> _Objective_
Leave out all pictures and give back precisely the lines from the line with "Clone this chart in Altair." to the line with "import pandas as pd", including those two lines.

Rows from a dataset of charts and code:
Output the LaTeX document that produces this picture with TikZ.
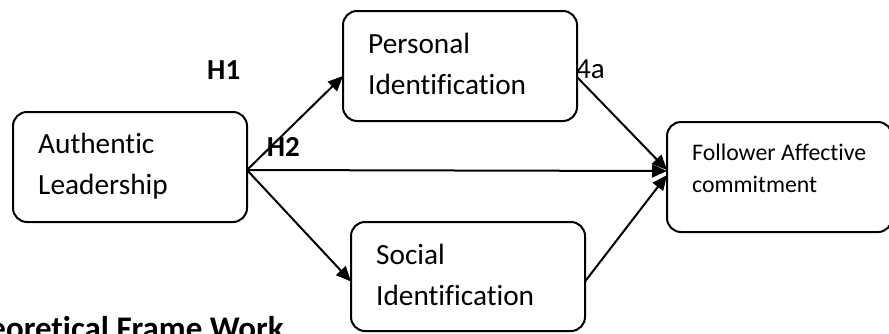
\documentclass[tikz,border=0pt]{standalone}
\usepackage{fontspec}
\setmainfont{Carlito}[Ligatures=NoCommon]
\usetikzlibrary{arrows.meta,calc,positioning}
\tikzset{
  conbox/.style={draw, line width=2pt, rounded corners=14pt, inner sep=0pt, outer sep=0pt,
                 minimum width=234pt, minimum height=110pt},
  boxtext/.style={anchor=base west, inner sep=0pt, align=left, font=\fontsize{29.3}{41}\selectfont},
  hyplabel/.style={anchor=base west, inner sep=0pt, font=\fontsize{29}{35}\bfseries},
  link/.style={line width=2pt, -{Triangle[length=15pt,width=13pt]}},
}
\begin{document}
\begin{tikzpicture}[x=1pt, y=-1pt] % {{{
\useasboundingbox (0,0) rectangle (889,333);
\clip (0,0) rectangle (889,333);
% Boxes   {{{
\node[conbox] (al) at (130,167) {};
\node[boxtext] (altext) at ($(al.north west)+(25,82)$) {Authentic\\Leadership};
\node[conbox] (pi) at (460,66) {};
\node[boxtext] (pitext) at ($(pi.north west)+(25,83)$) {Personal\\Identification};
\node[conbox, minimum height=109pt] (si) at (468,276.5) {};
\node[boxtext] (sitext) at ($(si.north west)+(25,83)$) {Social\\Identification};
\node[conbox, minimum width=225pt] (fac) at (779.5,177) {};
\node[boxtext, font=\fontsize{23.8}{32.7}\selectfont] (factext) at ($(fac.north west)+(25,70.7)$) {Follower Affective\\commitment};
% }}}
% Labels   {{{
\node[hyplabel] (h1) at (207,79) {H1};
\node[hyplabel] (h2) at (266.7,156.7) {H2};
\node[hyplabel, font=\fontsize{29}{32}\selectfont] (h4a) at (576,78) {4a};
\node[anchor=base east, inner sep=0pt, font=\fontsize{33}{40}\bfseries] (title) at (284,339) {Theoretical Frame Work};
% }}}
% Arrows   {{{
\draw[link] ($(al.east)+(0,3)$) -- ($(pi.west)+(0,10)$);
\draw[link] ($(al.east)+(0,3)$) -- ($(si.west)+(0,5)$);
\draw[link] ($(al.east)+(0,3)$) -- ($(fac.west)+(0,-6)$);
\draw[link] ($(pi.east)+(0,11)$) -- ($(fac.west)+(0,-7)$);
\draw[link] ($(si.east)+(0,5)$) -- ($(fac.west)+(0,-2)$);
% }}}
\end{tikzpicture} % }}}
\end{document}
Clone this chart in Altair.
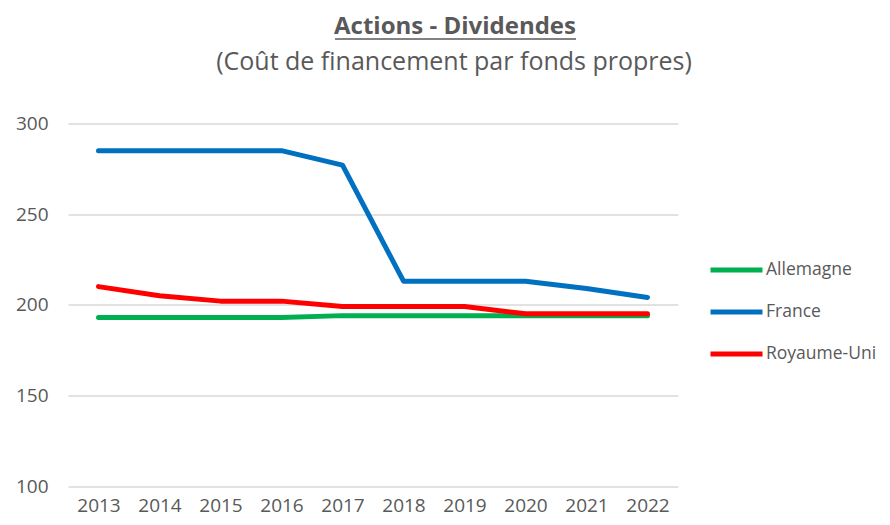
import altair as alt
import pandas as pd

years = ["2013", "2014", "2015", "2016", "2017", "2018", "2019", "2020", "2021", "2022"]
allemagne = [193, 193, 193, 193, 194, 194, 194, 194, 194, 194]
france = [285, 285, 285, 285, 277, 213, 213, 213, 209, 204]
royaume_uni = [210, 205, 202, 202, 199, 199, 199, 195, 195, 195]

series = ["Allemagne", "France", "Royaume-Uni"]
colors = ["#00B050", "#0070C0", "#FF0000"]
title_text = "Actions - Dividendes"
subtitle_text = "(Coût de financement par fonds propres)"

rows = []
for name, vals in zip(series, [allemagne, france, royaume_uni]):
    for y, v in zip(years, vals):
        rows.append({"Année": y, "Valeur": v, "Pays": name})
df = pd.DataFrame(rows)

FONT = "Open Sans"
GREY = "#595959"

lines = alt.Chart(df).mark_line(strokeWidth=5, strokeCap="round", strokeJoin="round").encode(
    x=alt.X("Année:O", sort=years, scale=alt.Scale(paddingInner=0, paddingOuter=0.5),
            axis=alt.Axis(title=None, labelAngle=0, ticks=False, domain=False, grid=False,
                          labelFontSize=19, labelColor=GREY, labelFont=FONT,
                          labelBaseline="alphabetic", labelPadding=25)),
    y=alt.Y("Valeur:Q", scale=alt.Scale(domain=[100, 300], nice=False, zero=False),
            axis=alt.Axis(title=None, values=[100, 150, 200, 250, 300], ticks=False, domain=False,
                          gridColor="#D9D9D9", gridWidth=1.5, labelFontSize=19, labelColor=GREY,
                          labelFont=FONT, labelPadding=20)),
    color=alt.Color("Pays:N", scale=alt.Scale(domain=series, range=colors),
                    legend=alt.Legend(title=None, orient="none", legendX=653, legendY=131,
                                      symbolType="M-2,0H2", symbolSize=676, symbolStrokeWidth=5,
                                      labelOffset=14, labelFontSize=17.5, labelColor=GREY,
                                      labelFont=FONT, rowPadding=16)),
)

one = pd.DataFrame({"t": [0]})
title = alt.Chart(one).mark_text(font=FONT, fontSize=24, fontWeight="bold", color=GREY,
                                 align="center", baseline="alphabetic").encode(
    x=alt.value(387), y=alt.value(-90), text=alt.value(title_text)
)
subtitle = alt.Chart(one).mark_text(font=FONT, fontSize=25, color=GREY,
                                    align="center", baseline="alphabetic").encode(
    x=alt.value(386), y=alt.value(-54), text=alt.value(subtitle_text)
)
underline = alt.Chart(one).mark_rule(color=GREY, strokeWidth=1.5).encode(
    x=alt.value(267), x2=alt.value(508), y=alt.value(-84.5)
)

chart = alt.layer(lines, title, subtitle, underline).properties(
    width=610,
    height=362.5,
    autosize=alt.AutoSizeParams(type="none"),
    padding={"left": 60, "top": 115.5, "right": 204, "bottom": 31},
).configure_view(stroke=None)

chart.save("out.html", embed_options={"renderer": "svg", "actions": False})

> _Completed task_
Clone this chart in Altair.
import altair as alt
import pandas as pd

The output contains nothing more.